You guys are cracking me up. We definitely need to do this sort of thing more often. Some of you have a real knack.
Worst
Wedding
Color
Scheme
Ever!
@ Kreacher: Oh, bad, bad, Kreacher!
Not only do I have “Addicted to Love” stuck in my head (not that bad, actually) but I have pictured what Robert Palmer in a thong….(shuddering).
It was apparent in the prom photo that Milia had inherited her mother`s questionable taste.
“There will always be Tara.”
“These stupid shoes will not stay on! Can you tighten the straps for me?”
Dresses made of lettuces and blunt bangs are what’s new for fall.
Whhhhoooaaa! Whew. If I look serious enough no one will suspect that I just dislocated a vertebra in my back!
‘Do you think you’d prefer it in red?’
“If I move in the least bit my glasslike bones will shatter.”
“I hope no one notices the midget I’m hiding under my dress.”
“If I don’t make it to the bathroom soon, it’ll be too late to vomit the grape I just ate.”
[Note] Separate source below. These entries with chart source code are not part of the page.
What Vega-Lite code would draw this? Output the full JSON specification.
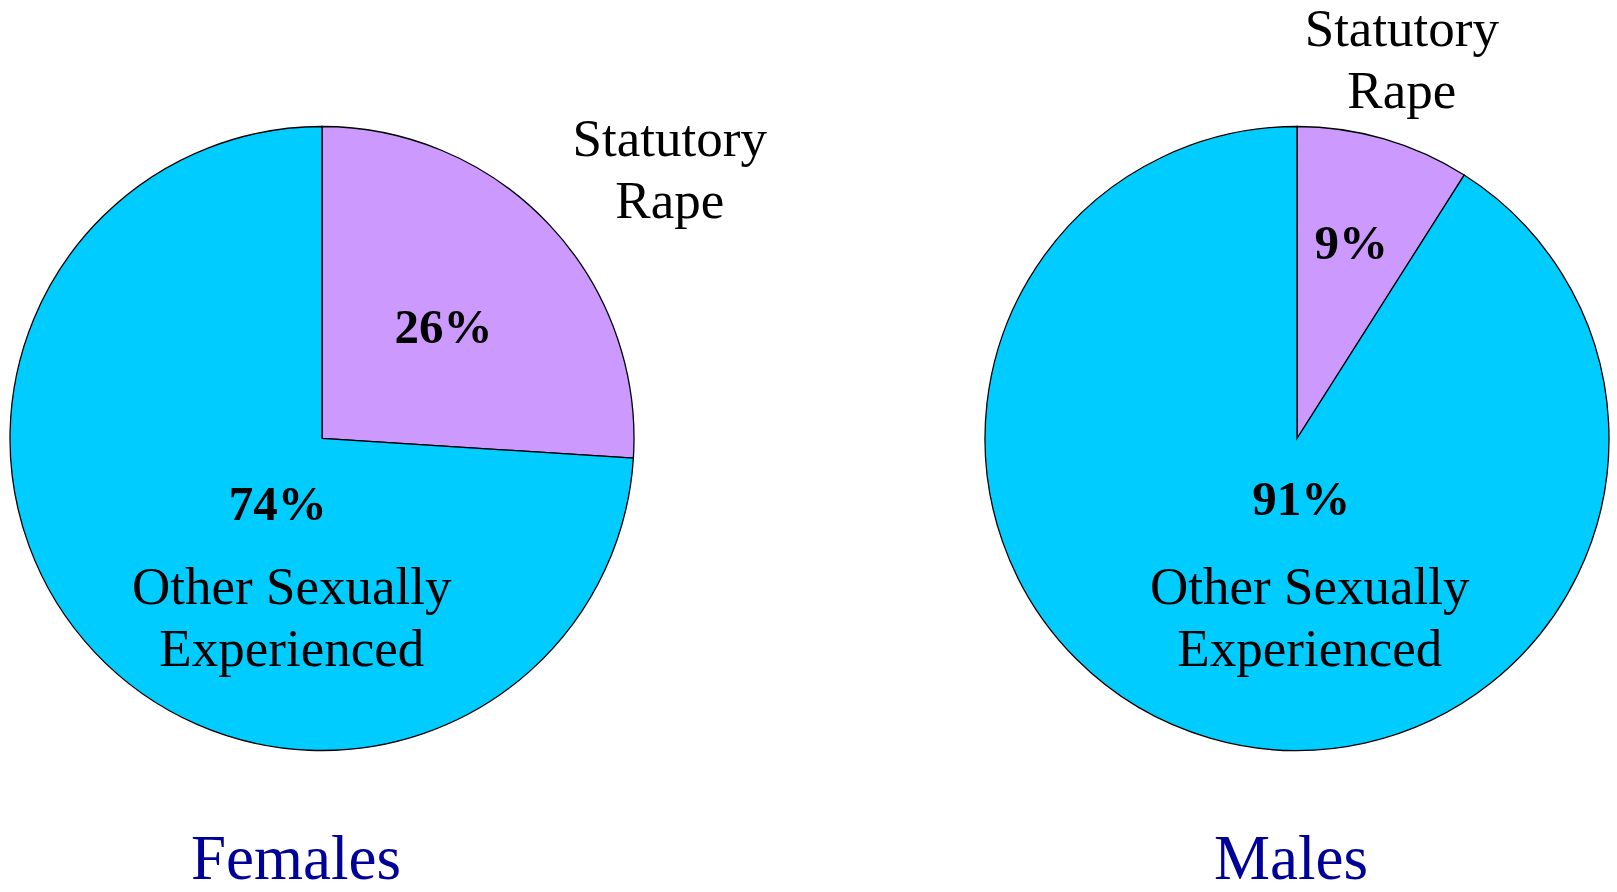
{
  "$schema": "https://vega.github.io/schema/vega-lite/v6.json",
  "padding": {"left": 2, "top": 0, "right": 0, "bottom": 0},
  "bounds": "flush",
  "spacing": 335,
  "config": {"view": {"stroke": null}, "font": "Liberation Serif"},
  "data": {
    "values": [
      {"gender": "Females", "category": "Statutory Rape", "share": 0.26, "label": "Statutory\nRape"},
      {"gender": "Females", "category": "Other Sexually Experienced", "share": 0.74, "label": "Other Sexually\nExperienced"},
      {"gender": "Males", "category": "Statutory Rape", "share": 0.09, "label": "Statutory\nRape"},
      {"gender": "Males", "category": "Other Sexually Experienced", "share": 0.91, "label": "Other Sexually\nExperienced"}
    ]
  },
  "hconcat": [
    {
      "width": 640,
      "height": 877,
      "transform": [{"filter": "datum.gender === 'Females'"}],
      "title": {"text": "Females", "orient": "bottom", "frame": "group", "anchor": "middle", "baseline": "alphabetic", "offset": 2, "dx": -26, "font": "Liberation Serif", "fontSize": 63, "fontWeight": "normal", "color": "#000099"},
      "encoding": {
        "theta": {"field": "share", "type": "quantitative", "stack": true},
        "order": {"field": "category", "type": "nominal", "sort": "descending"},
        "detail": {"field": "category", "type": "nominal"}
      },
      "layer": [
        {
          "mark": {"type": "arc", "outerRadius": 312, "stroke": "black", "strokeWidth": 1.3},
          "encoding": {
            "color": {"field": "category", "type": "nominal", "scale": {"domain": ["Statutory Rape", "Other Sexually Experienced"], "range": ["#CC99FF", "#00CCFF"]}, "legend": null}
          }
        },
        {
          "mark": {"type": "text", "radius": 440, "dx": 27, "dy": 3, "font": "Liberation Serif", "fontSize": 53, "lineHeight": 62, "lineBreak": "\n", "color": "black"},
          "encoding": {"text": {"condition": {"test": "datum.category === 'Statutory Rape'", "field": "label"}, "value": ""}}
        },
        {
          "mark": {"type": "text", "radius": 164, "dx": 2, "dy": 2, "font": "Liberation Serif", "fontSize": 49, "fontWeight": "bold", "color": "black"},
          "encoding": {"text": {"condition": {"test": "datum.category === 'Statutory Rape'", "field": "share", "type": "quantitative", "format": ".0%"}, "value": ""}}
        },
        {
          "mark": {"type": "text", "radius": 80, "dx": 14, "dy": 12, "font": "Liberation Serif", "fontSize": 49, "fontWeight": "bold", "color": "black"},
          "encoding": {"text": {"condition": {"test": "datum.category === 'Other Sexually Experienced'", "field": "share", "type": "quantitative", "format": ".0%"}, "value": ""}}
        },
        {
          "mark": {"type": "text", "radius": 180, "dx": 101, "dy": 26, "font": "Liberation Serif", "fontSize": 53, "lineHeight": 62, "lineBreak": "\n", "color": "black"},
          "encoding": {"text": {"condition": {"test": "datum.category === 'Other Sexually Experienced'", "field": "label"}, "value": ""}}
        }
      ]
    },
    {
      "width": 640,
      "height": 877,
      "transform": [{"filter": "datum.gender === 'Males'"}],
      "title": {"text": "Males", "orient": "bottom", "frame": "group", "anchor": "middle", "baseline": "alphabetic", "offset": 2, "dx": -6, "font": "Liberation Serif", "fontSize": 63, "fontWeight": "normal", "color": "#000099"},
      "encoding": {
        "theta": {"field": "share", "type": "quantitative", "stack": true},
        "order": {"field": "category", "type": "nominal", "sort": "descending"},
        "detail": {"field": "category", "type": "nominal"}
      },
      "layer": [
        {
          "mark": {"type": "arc", "outerRadius": 312, "stroke": "black", "strokeWidth": 1.3},
          "encoding": {
            "color": {"field": "category", "type": "nominal", "scale": {"domain": ["Statutory Rape", "Other Sexually Experienced"], "range": ["#CC99FF", "#00CCFF"]}, "legend": null}
          }
        },
        {
          "mark": {"type": "text", "radius": 390, "dx": -4, "dy": -34, "font": "Liberation Serif", "fontSize": 53, "lineHeight": 62, "lineBreak": "\n", "color": "black"},
          "encoding": {"text": {"condition": {"test": "datum.category === 'Statutory Rape'", "field": "label"}, "value": ""}}
        },
        {
          "mark": {"type": "text", "radius": 202, "dx": -2, "dy": -1, "font": "Liberation Serif", "fontSize": 49, "fontWeight": "bold", "color": "black"},
          "encoding": {"text": {"condition": {"test": "datum.category === 'Statutory Rape'", "field": "share", "type": "quantitative", "format": ".0%"}, "value": ""}}
        },
        {
          "mark": {"type": "text", "radius": 60, "dx": 21, "dy": 4, "font": "Liberation Serif", "fontSize": 49, "fontWeight": "bold", "color": "black"},
          "encoding": {"text": {"condition": {"test": "datum.category === 'Other Sexually Experienced'", "field": "share", "type": "quantitative", "format": ".0%"}, "value": ""}}
        },
        {
          "mark": {"type": "text", "radius": 180, "dx": 63, "dy": -23, "font": "Liberation Serif", "fontSize": 53, "lineHeight": 62, "lineBreak": "\n", "color": "black"},
          "encoding": {"text": {"condition": {"test": "datum.category === 'Other Sexually Experienced'", "field": "label"}, "value": ""}}
        }
      ]
    }
  ]
}
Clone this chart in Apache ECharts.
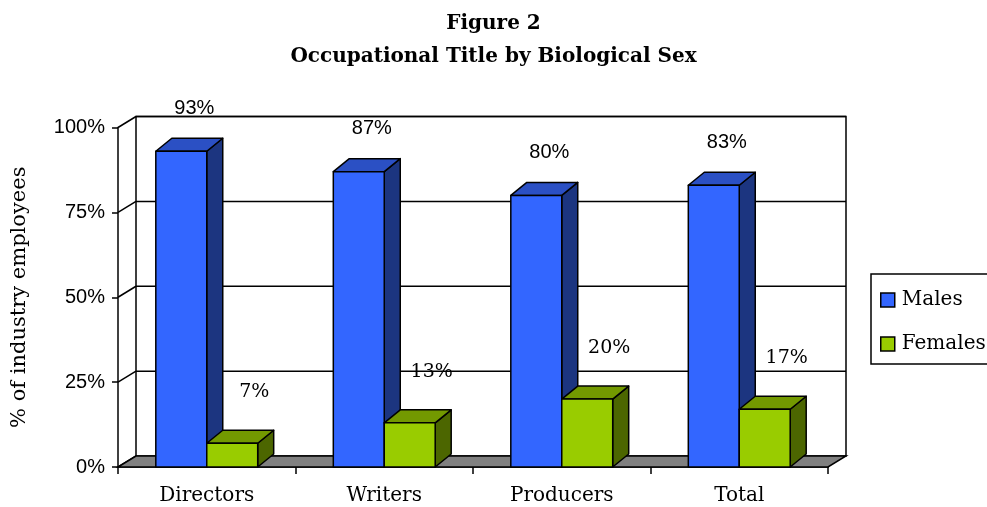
<!DOCTYPE html>
<html><head><meta charset="utf-8">
<script src="https://cdn.jsdelivr.net/npm/echarts@6/dist/echarts.min.js"></script>
<style>html,body{margin:0;padding:0;background:#fff}#c{width:987px;height:507px}</style>
</head><body><div id="c"></div>
<script>
var categories = ['Directors', 'Writers', 'Producers', 'Total'];
var males = [93, 87, 80, 83];
var females = [7, 13, 20, 17];
var yTicks = [0, 25, 50, 75, 100];

var SERIF = '"DejaVu Serif", serif';
var SANS = '"Liberation Sans", Arial, sans-serif';
var WALL_DX = 18, WALL_DY = -11;
var BAR_DX = 16, BAR_DY = -13;
var BAR_RATIO = 0.287;

var chart = echarts.init(document.getElementById('c'), null, {renderer: 'canvas'});

function wallRender(params, api) {
  var cs = params.coordSys;
  var x0 = cs.x, x1 = cs.x + cs.width;
  var children = [];
  var yTop = api.coord([0, 100])[1];
  var yBot = api.coord([0, 0])[1];
  children.push({type: 'polygon', shape: {points: [
    [x0 + WALL_DX, yTop + WALL_DY], [x1 + WALL_DX, yTop + WALL_DY],
    [x1 + WALL_DX, yBot + WALL_DY], [x0 + WALL_DX, yBot + WALL_DY]]},
    style: {fill: '#ffffff', stroke: '#000', lineWidth: 1.5}});
  yTicks.forEach(function (v) {
    var y = api.coord([0, v])[1];
    if (v > 0) {
      children.push({type: 'line', shape: {x1: x0 + WALL_DX, y1: y + WALL_DY, x2: x1 + WALL_DX, y2: y + WALL_DY},
        style: {stroke: '#000', lineWidth: 1.5}});
    }
    children.push({type: 'line', shape: {x1: x0, y1: y, x2: x0 + WALL_DX, y2: y + WALL_DY},
      style: {stroke: '#000', lineWidth: 1.5}});
  });
  children.push({type: 'polygon', shape: {points: [
    [x0, yBot], [x1, yBot], [x1 + WALL_DX, yBot + WALL_DY], [x0 + WALL_DX, yBot + WALL_DY]]},
    style: {fill: '#808080', stroke: '#000', lineWidth: 1.5}});
  return {type: 'group', children: children};
}

function makeBarRender(side, front, top, right, labelFont, labelDx, labelDy) {
  return function (params, api) {
    var cat = api.value(0), val = api.value(1);
    var p = api.coord([cat, val]);
    var base = api.coord([cat, 0]);
    var bw = api.size([1, 0])[0] * BAR_RATIO;
    var xl = side < 0 ? p[0] - bw : p[0];
    var xr = xl + bw;
    var yt = p[1], yb = base[1];
    var st = {stroke: '#000', lineWidth: 1.5, lineJoin: 'round'};
    return {type: 'group', children: [
      {type: 'polygon', shape: {points: [[xr, yt], [xr + BAR_DX, yt + BAR_DY], [xr + BAR_DX, yb + BAR_DY], [xr, yb]]},
        style: Object.assign({fill: right}, st)},
      {type: 'polygon', shape: {points: [[xl, yt], [xl + BAR_DX, yt + BAR_DY], [xr + BAR_DX, yt + BAR_DY], [xr, yt]]},
        style: Object.assign({fill: top}, st)},
      {type: 'rect', shape: {x: xl, y: yt, width: bw, height: yb - yt},
        style: Object.assign({fill: front}, st)},
      {type: 'text', x: (xl + xr) / 2 + BAR_DX / 2 + labelDx, y: yt + BAR_DY - labelDy,
        style: {text: Math.round(val) + '%', font: labelFont, fill: '#000', align: 'center', verticalAlign: 'middle'}}
    ]};
  };
}

var option = {
  backgroundColor: '#ffffff',
  animation: false,
  title: {
    text: 'Figure 2\nOccupational Title by Biological Sex',
    left: 'center', top: 2,
    textStyle: {fontFamily: SERIF, fontWeight: 'bold', fontSize: 20, lineHeight: 33, color: '#000'}
  },
  legend: {
    orient: 'vertical', left: 871, top: 274,
    padding: [16, 30, 10, 9],
    itemWidth: 14, itemHeight: 14, itemGap: 24,
    borderColor: '#000', borderWidth: 1.5,
    textStyle: {fontFamily: SERIF, fontSize: 20, color: '#000', padding: [0, 0, 0, 2]},
    data: [
      {name: 'Males', icon: 'rect', itemStyle: {color: '#3366FF', borderColor: '#000', borderWidth: 1.5}},
      {name: 'Females', icon: 'rect', itemStyle: {color: '#99CC00', borderColor: '#000', borderWidth: 1.5}}
    ]
  },
  grid: {left: 118, right: 159, top: 127.5, bottom: 40, containLabel: false},
  xAxis: {
    type: 'category', data: categories, boundaryGap: true,
    axisLine: {show: true, lineStyle: {color: '#000', width: 1.5}},
    axisTick: {show: true, alignWithLabel: false, length: 7, lineStyle: {color: '#000', width: 1.5}},
    axisLabel: {margin: 19, fontFamily: SERIF, fontSize: 20, color: '#000'},
    splitLine: {show: false}
  },
  yAxis: {
    type: 'value', min: 0, max: 100, interval: 25,
    name: '% of industry employees', nameLocation: 'middle', nameRotate: 90, nameGap: 88,
    nameTextStyle: {fontFamily: SERIF, fontSize: 21, color: '#000'},
    axisLine: {show: true, lineStyle: {color: '#000', width: 1.5}},
    axisTick: {show: true, length: 6, lineStyle: {color: '#000', width: 1.5}},
    axisLabel: {margin: 13, fontFamily: SANS, fontSize: 20, color: '#000', formatter: '{value}%'},
    splitLine: {show: false}
  },
  series: [
    {type: 'custom', name: 'walls', silent: true, z: 1, renderItem: wallRender, data: [[0, 0]]},
    {type: 'custom', name: 'Males', z: 3, itemStyle: {color: '#3366FF'},
      renderItem: makeBarRender(-1, '#3366FF', '#2B50C4', '#1C3580', '20px ' + SANS, 5, 30),
      data: males.map(function (v, i) { return [i, v]; })},
    {type: 'custom', name: 'Females', z: 4, itemStyle: {color: '#99CC00'},
      renderItem: makeBarRender(1, '#99CC00', '#739900', '#4C6600', '19px ' + SERIF, 14, 38),
      data: females.map(function (v, i) { return [i, v]; })}
  ]
};
chart.setOption(option);
</script></body></html>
“What Jodee looks like just before she sits down to send out the daily job list.”
btw, in case my tone doesn’t translate, that’s meant to be funny. You’re a job listing goddess, Jodee!
Tired of getting upstaged by her bright yellow and gold petals, the daffodil stem proves to all that she can hold attention all on her own.
The Clash: Not just a band anymore.
This is what happens to fussy freelancers who write nasty posts on FWJ.
“I need a taller counter…”
“The drapes? No, I’ve no idea where they went — why do you ask?”
Though standing in a kitchen surrounded by food, the model is not allowed to eat. In order to endure the long photo shoot, she has to lean as she si too weak to stand in platform shoes.